I am evaluating the use of Azure Table Storage for an application I am building, and I would like to get some advice on…
- whether or not this is a good idea for the application, or
- if I should stick with SQL, and
- if I do go with ATS, what would be a good approach to the design of the storage.
The application is a task-management web application, targeted to individual users. It is really a very simple application. It has the following entities…
- Account (each user has an account.)
- Task (users create tasks, obviously.)
- TaskList (users can organize their tasks into lists.)
- Folder (users can organize their lists into folders.)
- Tag (users can assign tags to tasks.)
There are a few features / requirements that we will also be building which I need to account for…
- We eventually will provide features for different accounts to share lists with each other.
- Users need to be able to filter their tasks in a variety of ways. For example…
- Tasks for a specific list
- Tasks for a specific list which are tagged with “A” and “B”
- Tasks that are due tomorrow.
- Tasks that are tagged “A” across all lists.
- Tasks that I have shared.
- Tasks that contain “hello” in the note for the task.
- Etc.
- Our application is AJAX-heavy with updates occurring for very small changes to a task.

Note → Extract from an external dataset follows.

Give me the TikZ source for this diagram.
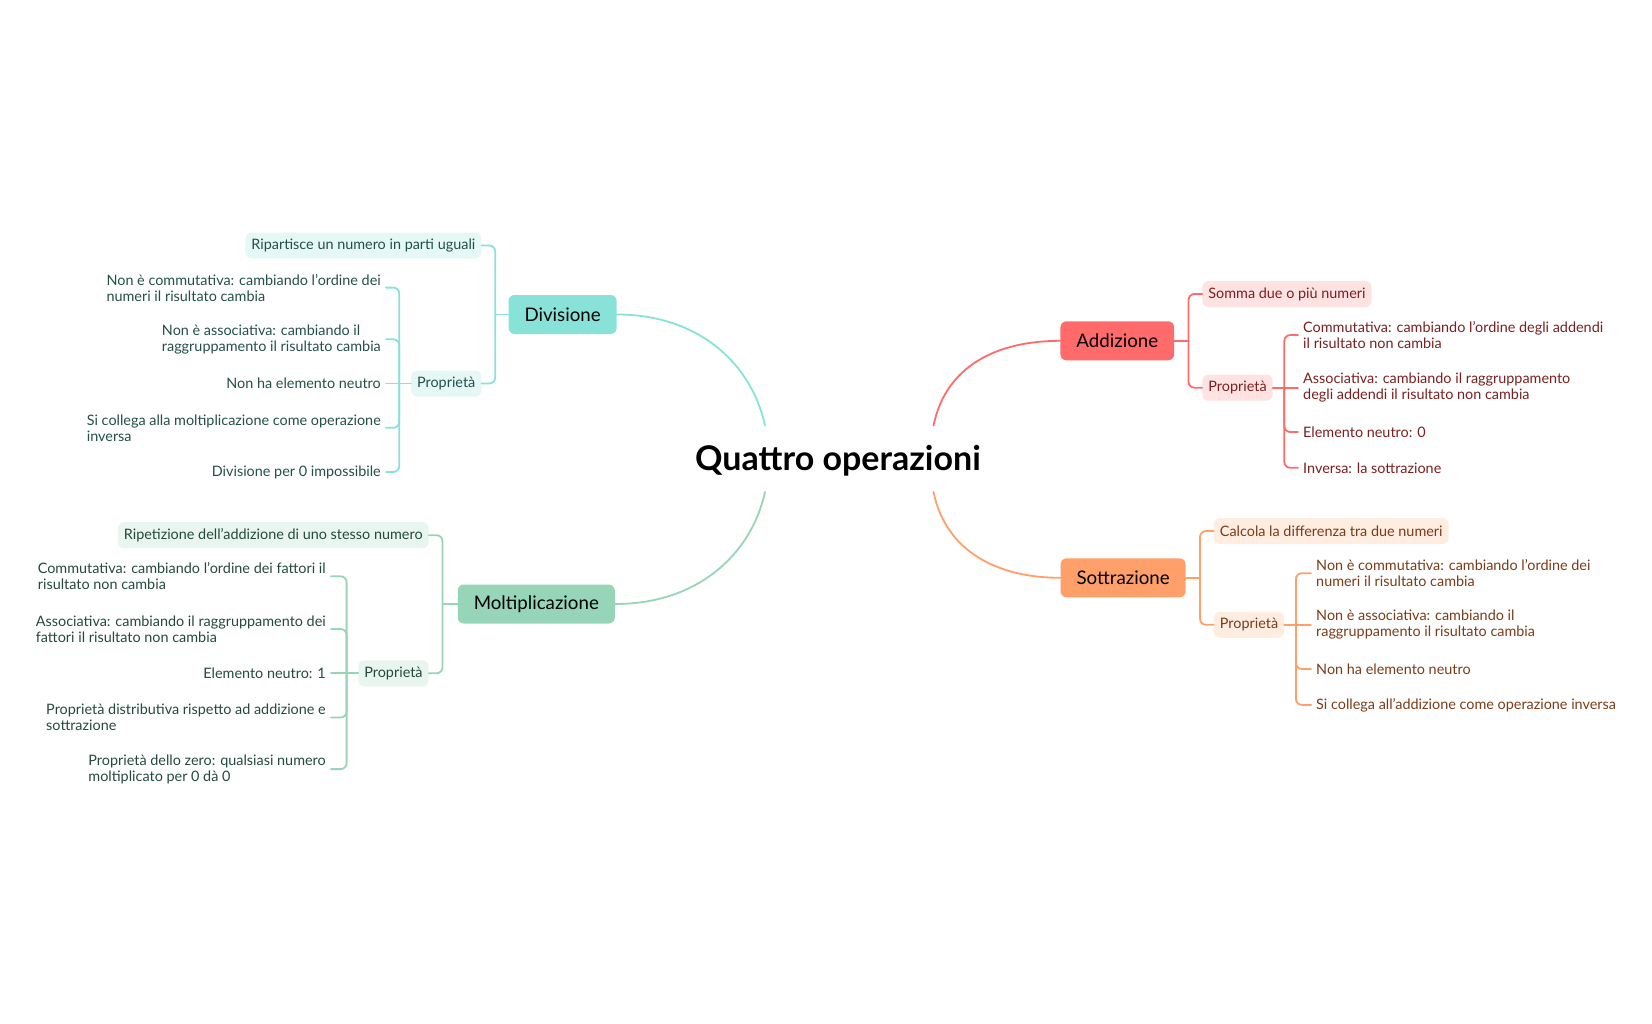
\documentclass[tikz,border=0pt]{standalone}
\usepackage{fontspec}
\setmainfont{Lato}
\usepackage{xcolor}
\definecolor{divc}{HTML}{88E2D8}
\definecolor{divl}{HTML}{E5F8F5}
\definecolor{divt}{HTML}{234F48}
\definecolor{molc}{HTML}{96D5B7}
\definecolor{moll}{HTML}{E8F6EF}
\definecolor{molt}{HTML}{24493A}
\definecolor{addc}{HTML}{FF6B6B}
\definecolor{addl}{HTML}{FFE2E2}
\definecolor{addt}{HTML}{7A1F1F}
\definecolor{sotc}{HTML}{FFA06A}
\definecolor{sotl}{HTML}{FFEDE2}
\definecolor{sott}{HTML}{7A3B17}
\tikzset{
  every picture/.style={line join=round, line cap=round},
  topic/.style={rounded corners=6pt, minimum height=39pt, inner xsep=16pt, font=\fontsize{18.7}{20}\selectfont, text=black},
  sub/.style={rounded corners=6pt, minimum height=26pt, inner xsep=6pt, font=\fontsize{14.4}{16}\selectfont},
  leaf/.style={align=left, inner xsep=5pt, inner ysep=2pt, font=\fontsize{14.4}{16}\selectfont},
  link/.style={line width=1.8pt},
  fork/.style={line width=1.8pt, rounded corners=6pt},
}

\begin{document}
\begin{tikzpicture}[x=1pt,y=-1pt]
\useasboundingbox (0,0) rectangle (1652,1023);
\node[font=\fontsize{34}{36}\selectfont\bfseries] (root) at (838,461) {Quattro operazioni};
\coordinate (rDiv) at (765,425.6);
\coordinate (rAdd) at (933.5,425.6);
\coordinate (rSot) at (933.5,492);
\coordinate (rMol) at (765,492);

\node[topic,fill=divc] (div) at (562.6,314.5) {Divisione};
\node[sub,fill=divl,text=divt,anchor=east] (divA) at (481.5,245.5) {Ripartisce un numero in parti uguali};
\node[sub,fill=divl,text=divt,anchor=east] (divP) at (481.5,383.5) {Proprietà};
\node[leaf,text=divt,anchor=east] (div1) at (386,287.6) {Non è commutativa: cambiando l’ordine dei\\numeri il risultato cambia};
\node[leaf,text=divt,anchor=east] (div2) at (386,339.3) {Non è associativa: cambiando il\\raggruppamento il risultato cambia};
\node[leaf,text=divt,anchor=east] (div3) at (386,383.5) {Non ha elemento neutro};
\node[leaf,text=divt,anchor=east] (div4) at (386,427.8) {Si collega alla moltiplicazione come operazione\\inversa};
\node[leaf,text=divt,anchor=east] (div5) at (386,472) {Divisione per 0 impossibile};
\draw[link,divc] (rDiv) .. controls (752,365) and (700,314.5) .. (div.east);
\draw[link,divc] (div.west) -- (495.2,314.5) coordinate (divJ);
\draw[fork,divc] (divA.east) -| (divJ) |- (divP.east);
\coordinate (divK) at (399.3,383.5);
\draw[link,divc] (divP.west) -- (div3.east);
\draw[fork,divc] (div1.east) -| (divK) |- (div5.east);
\draw[fork,divc] (div2.east) -| (divK);
\draw[fork,divc] (div4.east) -| (divK);

\node[topic,fill=molc] (mol) at (536.3,604) {Moltiplicazione};
\node[sub,fill=moll,text=molt,anchor=east] (molA) at (428.8,535.2) {Ripetizione dell’addizione di uno stesso numero};
\node[sub,fill=moll,text=molt,anchor=east] (molP) at (428.8,673.3) {Proprietà};
\node[leaf,text=molt,anchor=east] (mol1) at (331,576.3) {Commutativa: cambiando l’ordine dei fattori il\\risultato non cambia};
\node[leaf,text=molt,anchor=east] (mol2) at (331,629) {Associativa: cambiando il raggruppamento dei\\fattori il risultato non cambia};
\node[leaf,text=molt,anchor=east] (mol3) at (331,673.3) {Elemento neutro: 1};
\node[leaf,text=molt,anchor=east] (mol4) at (331,717.5) {Proprietà distributiva rispetto ad addizione e\\sottrazione};
\node[leaf,text=molt,anchor=east] (mol5) at (331,769.1) {Proprietà dello zero: qualsiasi numero\\moltiplicato per 0 dà 0};
\draw[link,molc] (rMol) .. controls (752,552) and (700,604) .. (mol.east);
\draw[link,molc] (mol.west) -- (442.5,604) coordinate (molJ);
\draw[fork,molc] (molA.east) -| (molJ) |- (molP.east);
\coordinate (molK) at (346.6,673.3);
\draw[link,molc] (molP.west) -- (mol3.east);
\draw[fork,molc] (mol1.east) -| (molK) |- (mol5.east);
\draw[fork,molc] (mol2.east) -| (molK);
\draw[fork,molc] (mol4.east) -| (molK);

\node[topic,fill=addc] (add) at (1117.3,340.8) {Addizione};
\node[sub,fill=addl,text=addt,anchor=west] (addA) at (1202.2,294) {Somma due o più numeri};
\node[sub,fill=addl,text=addt,anchor=west] (addP) at (1202.2,387.7) {Proprietà};
\node[leaf,text=addt,anchor=west] (add1) at (1298,335) {Commutativa: cambiando l’ordine degli addendi\\il risultato non cambia};
\node[leaf,text=addt,anchor=west] (add2) at (1298,387.7) {Associativa: cambiando il raggruppamento\\degli addendi il risultato non cambia};
\node[leaf,text=addt,anchor=west] (add3) at (1298,432) {Elemento neutro: 0};
\node[leaf,text=addt,anchor=west] (add4) at (1298,467.8) {Inversa: la sottrazione};
\draw[link,addc] (rAdd) .. controls (946,365) and (998,340.8) .. (add.west);
\draw[link,addc] (add.east) -- (1188.5,340.8) coordinate (addJ);
\draw[fork,addc] (addA.west) -| (addJ) |- (addP.west);
\coordinate (addK) at (1284.3,387.7);
\draw[link,addc] (addP.east) -- (add2.west);
\draw[fork,addc] (add1.west) -| (addK) |- (add4.west);
\draw[fork,addc] (add3.west) -| (addK);

\node[topic,fill=sotc] (sot) at (1123.1,577.8) {Sottrazione};
\node[sub,fill=sotl,text=sott,anchor=west] (sotA) at (1213.7,531) {Calcola la differenza tra due numeri};
\node[sub,fill=sotl,text=sott,anchor=west] (sotP) at (1213.7,624.8) {Proprietà};
\node[leaf,text=sott,anchor=west] (sot1) at (1311,573.2) {Non è commutativa: cambiando l’ordine dei\\numeri il risultato cambia};
\node[leaf,text=sott,anchor=west] (sot2) at (1311,624.8) {Non è associativa: cambiando il\\raggruppamento il risultato cambia};
\node[leaf,text=sott,anchor=west] (sot3) at (1311,669) {Non ha elemento neutro};
\node[leaf,text=sott,anchor=west] (sot4) at (1311,704.9) {Si collega all’addizione come operazione inversa};
\draw[link,sotc] (rSot) .. controls (946,552) and (998,577.8) .. (sot.west);
\draw[link,sotc] (sot.east) -- (1200,577.8) coordinate (sotJ);
\draw[fork,sotc] (sotA.west) -| (sotJ) |- (sotP.west);
\coordinate (sotK) at (1295.9,624.8);
\draw[link,sotc] (sotP.east) -- (sot2.west);
\draw[fork,sotc] (sot1.west) -| (sotK) |- (sot4.west);
\draw[fork,sotc] (sot3.west) -| (sotK);
\end{tikzpicture}
\end{document}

So, there is a lot of small requests and updates going on. For example…
- Inline editing
- Click to complete
- Change due date
- Etc…
Because of the heavy CRUD work, and the fact that we really have a list of simple entities, it would be feasible to go with ATS. But, I am concerned about the transaction cost for updates, and also whether or not the querying / filtering I described could be supported effectively.
We imagine numbers starting small (~hundreds of accounts, ~hundreds or thousands of tasks per account), but we obviously hope to grow our accounts.

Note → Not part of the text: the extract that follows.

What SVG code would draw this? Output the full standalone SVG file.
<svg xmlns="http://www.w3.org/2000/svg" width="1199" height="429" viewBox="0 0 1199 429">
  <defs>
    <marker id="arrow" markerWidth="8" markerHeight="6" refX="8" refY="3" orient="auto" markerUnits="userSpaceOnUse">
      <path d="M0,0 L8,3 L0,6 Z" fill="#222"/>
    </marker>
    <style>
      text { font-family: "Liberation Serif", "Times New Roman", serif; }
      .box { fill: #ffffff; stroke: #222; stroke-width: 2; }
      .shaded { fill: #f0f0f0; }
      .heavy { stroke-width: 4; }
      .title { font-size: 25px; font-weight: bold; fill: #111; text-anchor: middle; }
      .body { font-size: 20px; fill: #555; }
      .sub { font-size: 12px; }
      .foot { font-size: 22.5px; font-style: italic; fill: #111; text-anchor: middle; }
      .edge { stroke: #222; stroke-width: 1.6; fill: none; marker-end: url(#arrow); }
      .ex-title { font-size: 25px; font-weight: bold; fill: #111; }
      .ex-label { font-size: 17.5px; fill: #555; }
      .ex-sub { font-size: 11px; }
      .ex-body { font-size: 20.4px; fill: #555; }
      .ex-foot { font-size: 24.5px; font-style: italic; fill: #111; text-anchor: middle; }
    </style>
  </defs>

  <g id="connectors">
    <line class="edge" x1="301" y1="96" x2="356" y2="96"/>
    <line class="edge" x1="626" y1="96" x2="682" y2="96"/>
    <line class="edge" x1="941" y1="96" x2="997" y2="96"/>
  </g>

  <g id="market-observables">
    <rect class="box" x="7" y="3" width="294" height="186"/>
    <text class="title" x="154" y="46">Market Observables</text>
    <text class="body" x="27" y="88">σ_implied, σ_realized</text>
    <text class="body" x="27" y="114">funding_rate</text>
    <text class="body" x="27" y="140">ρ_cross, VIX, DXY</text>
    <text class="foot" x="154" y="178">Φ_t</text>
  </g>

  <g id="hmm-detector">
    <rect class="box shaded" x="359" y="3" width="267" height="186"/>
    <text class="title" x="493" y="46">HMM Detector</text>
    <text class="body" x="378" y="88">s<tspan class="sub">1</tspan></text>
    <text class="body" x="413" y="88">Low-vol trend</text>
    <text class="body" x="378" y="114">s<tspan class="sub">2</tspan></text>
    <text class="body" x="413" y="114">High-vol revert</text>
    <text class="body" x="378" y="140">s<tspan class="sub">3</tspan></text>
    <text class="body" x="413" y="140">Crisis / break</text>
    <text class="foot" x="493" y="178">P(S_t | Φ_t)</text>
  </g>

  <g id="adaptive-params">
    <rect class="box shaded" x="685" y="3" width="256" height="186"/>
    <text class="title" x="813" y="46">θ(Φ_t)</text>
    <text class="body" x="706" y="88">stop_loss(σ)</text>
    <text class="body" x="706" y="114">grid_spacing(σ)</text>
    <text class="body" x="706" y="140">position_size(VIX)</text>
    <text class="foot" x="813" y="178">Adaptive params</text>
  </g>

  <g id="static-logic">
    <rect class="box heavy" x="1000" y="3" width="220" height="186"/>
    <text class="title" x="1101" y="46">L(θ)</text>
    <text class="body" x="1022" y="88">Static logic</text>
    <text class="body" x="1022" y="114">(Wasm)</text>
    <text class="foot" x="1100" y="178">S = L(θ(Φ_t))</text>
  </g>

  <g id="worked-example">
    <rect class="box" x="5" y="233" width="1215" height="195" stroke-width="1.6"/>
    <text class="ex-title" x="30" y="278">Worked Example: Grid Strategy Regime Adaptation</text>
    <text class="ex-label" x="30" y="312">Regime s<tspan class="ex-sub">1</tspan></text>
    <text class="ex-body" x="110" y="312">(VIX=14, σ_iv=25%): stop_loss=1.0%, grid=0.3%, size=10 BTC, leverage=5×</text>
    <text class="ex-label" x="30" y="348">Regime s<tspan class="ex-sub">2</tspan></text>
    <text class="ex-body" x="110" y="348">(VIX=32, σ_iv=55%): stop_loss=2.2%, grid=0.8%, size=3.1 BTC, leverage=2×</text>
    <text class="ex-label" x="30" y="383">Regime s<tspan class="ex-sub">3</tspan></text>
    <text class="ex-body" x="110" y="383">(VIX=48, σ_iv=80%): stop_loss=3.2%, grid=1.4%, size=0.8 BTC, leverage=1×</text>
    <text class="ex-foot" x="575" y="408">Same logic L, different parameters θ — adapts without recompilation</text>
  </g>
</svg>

If we do go with ATS, would it be better to have…
- One table per entity (Accounts, Tasks, TaskLists, etc.)
- Sets of tables per customer (JohnDoe_Tasks, JohnDoe_TaskLists, etc.)
- Other thoughts?
I know this is a long post, but if anyone has any thoughts or ideas on the direction, I would greatly appreciate it!
Azure Table Storage is well suited to a task application. As long as you setup your partition keys and row keys well, you can expect fast and consistent performance with a huge number of simultaneous users.

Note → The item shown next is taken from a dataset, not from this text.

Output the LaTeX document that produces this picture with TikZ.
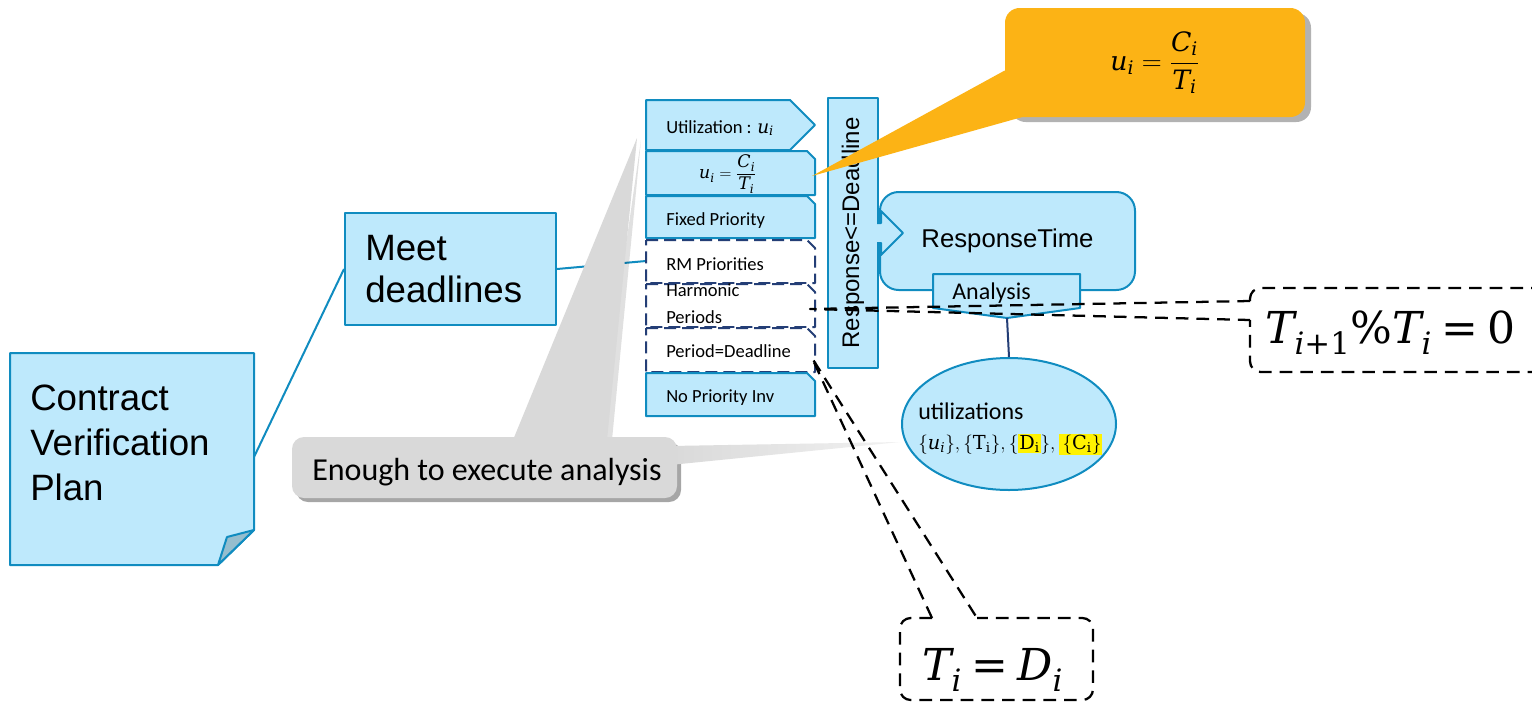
\documentclass[tikz,border=0pt]{standalone}
\usepackage[no-math]{fontspec}
\usepackage{amsmath}
\setmainfont{Liberation Sans}
\newfontfamily\calfont{Carlito}
\newfontfamily\cmath{DejaVu Serif}
\usetikzlibrary{shapes.geometric}
\definecolor{lblue}{RGB}{190,233,252}
\definecolor{bblue}{RGB}{16,140,192}
\definecolor{navy}{RGB}{36,62,118}
\definecolor{foldc}{RGB}{150,190,206}
\definecolor{orangec}{RGB}{252,179,21}
\definecolor{grayc}{RGB}{217,217,217}
\newcommand\fs[2]{\fontsize{#1}{#2}\selectfont}
\newcommand\hlbox[1]{{\setlength{\fboxsep}{0.6pt}\colorbox{yellow}{#1}}}
% formula letters: italic and upright serif glyphs usable inside math
\newcommand\ci[1]{\text{\cmath\itshape #1}}
\newcommand\cu[1]{\text{\cmath #1}}
\begin{document}
\begin{tikzpicture}[x=0.75pt,y=-0.75pt,line join=round,
  box/.style={draw=bblue,fill=lblue,line width=1.5pt},
  conn/.style={draw=bblue,line width=1.5pt},
  dimbox/.style={draw=navy,fill=white,line width=1.5pt,dash pattern=on 9pt off 4.5pt},
  callline/.style={draw=black,line width=1.7pt,dash pattern=on 9.5pt off 6pt},
  lbl/.style={inner sep=0pt,anchor=base west},
  small/.style={lbl,font=\calfont\fs{13.9pt}{15.5pt}},
]
\fill[white] (0,0) rectangle (1532,704);
\useasboundingbox (0,0) rectangle (1532,704);

% sticky note with folded corner
\path[box] (10,353) -- (254,353) -- (254,530) -- (218,565) -- (10,565) -- cycle;
\path[draw=bblue,fill=foldc,line width=1.5pt] (218,565) -- (227,537) -- (254,530) -- cycle;
% multi-line labels are placed by the baseline of their last line
\node[lbl,align=left,font=\fs{27.5pt}{33.75pt}] (cvp) at (30,500) {Contract\\Verification\\Plan};
\coordinate (cvpE) at (254,457);

% goal box
\node[box,minimum width=158.25pt,minimum height=84pt,inner sep=0pt] (meet) at (450.5,269) {};
\node[lbl,align=left,font=\fs{27.5pt}{31.5pt}] (meettxt) at (365,302) {Meet\\deadlines};
\draw[conn] (cvpE) -- (meet.west);
\coordinate (rmW) at (646,261);
\draw[conn] (meet.east) -- (rmW);

% stack of conditions
\path[box] (646,100) -- (790,100) -- (815,125) -- (790,150) -- (646,150) -- cycle;
\path[box] (646,151) -- (807,151) -- (815,159) -- (815,195) -- (646,195) -- cycle;
\path[box] (646,196) -- (807,196) -- (815,204) -- (815,238) -- (646,238) -- cycle;
\path[dimbox] (646,240) -- (807,240) -- (815,248) -- (815,283) -- (646,283) -- cycle;
\path[dimbox] (646,284) -- (807,284) -- (815,292) -- (815,327) -- (646,327) -- cycle;
\path[dimbox] (646,328) -- (807,328) -- (815,336) -- (815,372) -- (646,372) -- cycle;
\path[box] (646,373) -- (807,373) -- (815,381) -- (815,416) -- (646,416) -- cycle;
\node[small] (tUtil) at (666,133) {Utilization : $\ci{u}_{\ci{i}}$};
\node[inner sep=0pt,font=\fs{13pt}{15pt}] (tUform) at (728,174) {$\ci{u}_{\ci{i}}=\dfrac{\ci{C}_{\ci{i}}}{\ci{T}_{\ci{i}}}$};
\node[small] (tFixed) at (666,225) {Fixed Priority};
\node[small] (tRM) at (666,270) {RM Priorities};
\node[small,align=left,font=\calfont\fs{13.9pt}{20pt}] (tHarm) at (666,323) {Harmonic\\Periods};
\node[small] (tPer) at (666,357) {Period=Deadline};
\node[small] (tNoPI) at (666,402) {No Priority Inv};

% vertical condition bar
\node[box,rotate=90,minimum width=202.5pt,minimum height=37.5pt,inner sep=0pt,
      font=\fs{18pt}{20pt}] (resp) at (853,233) {Response<=Deadline};

% response time analysis block
\node[box,rounded corners=14pt,minimum width=191.25pt,minimum height=73.5pt,inner sep=0pt,
      font=\fs{19.3pt}{22pt}] (rt) at (1007.5,241) {ResponseTime};
\path[box] (877,223) -- (881,223) -- (881,211) -- (903,233) -- (881,255) -- (881,243) -- (877,243);
\path[box] (933,274) -- (1080,274) -- (1080,308) -- (1007,318) -- (933,308) -- cycle;
\node[lbl,font=\calfont\fs{18pt}{20pt}] (anatxt) at (952,299) {Analysis};
\coordinate (anaTip) at (1007,318);

\node[box,ellipse,minimum width=160.5pt,minimum height=99pt,inner sep=0pt] (util) at (1009,424) {};
\draw[draw=navy,line width=1.5pt] (anaTip) -- (util.north);
\node[lbl,align=left,font=\calfont\fs{18pt}{22.5pt}] (utiltxt) at (918,449)
  {utilizations\\{\fs{14.5pt}{22.5pt}$\{\ci{u}_{\ci{i}}\},\{\cu{T}_{\cu{i}}\},\{\hlbox{$\cu{D}_{\cu{i}}$}\},\hlbox{$\,\{\cu{C}_{\cu{i}}\}$}$}};

% orange formula callout
\coordinate (uTip) at (812,176);
\fill[black,opacity=.3,rounded corners=11pt] (1011,13) rectangle (1311,122);
\node[fill=orangec,rounded corners=11pt,minimum width=225pt,minimum height=81.75pt,inner sep=0pt,
      font=\fs{20pt}{24pt}] (uform) at (1155,62.5) {$\ci{u}_{\ci{i}}=\dfrac{\ci{C}_{\ci{i}}}{\ci{T}_{\ci{i}}}$};
\fill[orangec] (uTip) -- ([yshift=-6pt]uform.west) -- ([xshift=16pt,yshift=1pt]uform.south west) -- cycle;

% gray remark callout
\coordinate (gTip1) at (637,138);
\coordinate (gTip2) at (900,442);
\fill[black,opacity=.35,rounded corners=9pt] (296,442) rectangle (681,502);
\fill[black,opacity=.12] (641,140) -- (612,440) -- (598,440) -- cycle;
\fill[grayc] (gTip1) -- (513,440) -- (607,440) -- cycle;
\shade[left color=grayc,right color=grayc!35] (gTip2) -- (670,446) -- (670,465) -- cycle;
\node[fill=grayc,rounded corners=9pt,minimum width=288.75pt,minimum height=45.75pt,inner sep=0pt] (enough) at (484.5,467.5) {};
\node[lbl,font=\calfont\fs{24pt}{28pt}] (enoughtxt) at (312,480) {Enough to execute analysis};

% dashed formula callouts
\coordinate (hTip) at (810,309);
\draw[callline,rounded corners=8pt] (1250,301) |- (1550,288) |- (1250,372) -- (1250,320);
\draw[callline] (1250,301) -- (hTip) -- (1250,320);
\node[lbl,font=\fs{33pt}{40pt}] (harmtxt) at (1265,343)
  {$\ci{T}_{\ci{i}\cu{+1}}\cu{\%}\ci{T}_{\ci{i}}\mathrel{\cu{=}}\cu{0}$};

\coordinate (pTip) at (812,358);
\draw[callline,rounded corners=8pt] (932,618) -| (900,700) -| (1093,618) -- (977,618);
\draw[callline] (932,618) -- (pTip) -- (977,618);
\node[lbl,font=\fs{33pt}{40pt}] (pdtxt) at (922,680) {$\ci{T}_{\ci{i}}\mathrel{\cu{=}}\ci{D}_{\ci{i}}$};
\end{tikzpicture}
\end{document}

For task sharing, ATS provides optimistic concurrency to support multiple users accessing the same data in parallel. You can use optimistic concurrency to warn users when more than one account is editing the same data at the same time, and prevent them from accidentally overwriting each-other’s changes.
As to the costs, you can estimate your transaction costs based on the number of accounts, and how active you expect those accounts to be. So, if you expect 300 accounts, and each account makes 100 edits a day, you’ll have 30K transactions a day, which (at $.01 per 10K transactions) will cost about $.03 a day, or a little less than $1 a month. Even if this estimate is off by 10X, the transaction cost per month is still less than a hamburger at a decent restaurant.
For the design, the main aspect to think about is how to key your tables. Before designing your application for ATS, I’d recommend reading the ATS white paper, particularly the section on partitioning. One reasonable design for the application would be to use one table per entity type (Accounts, Tasks, etc), then partition by the account name, and use some unique feature of the tasks for the row key. For both key types, be sure to consider the implications on future queries. For example, by grouping entities that are likely to be updated together into the same partition, you can use Entity Group Transactions to update up to 100 entities in a single transaction — this not only increases speed, but saves on transaction costs as well. For another implication of your keys, if users will tend to be looking at a single folder at a time, you could use the row key to store the folder (e.g. rowkey=”folder;unique task id”), and have very efficient queries on a folder at a time.
Overall, ATS will support your task application well, and allow it to scale to a huge number of users. I think the main question is, do you need cloud magnitude of scaling? If you do, ATS is a great solution; if you don’t, you may find that adjusting to a new paradigm costs more time in design and implementation than the benefits you receive.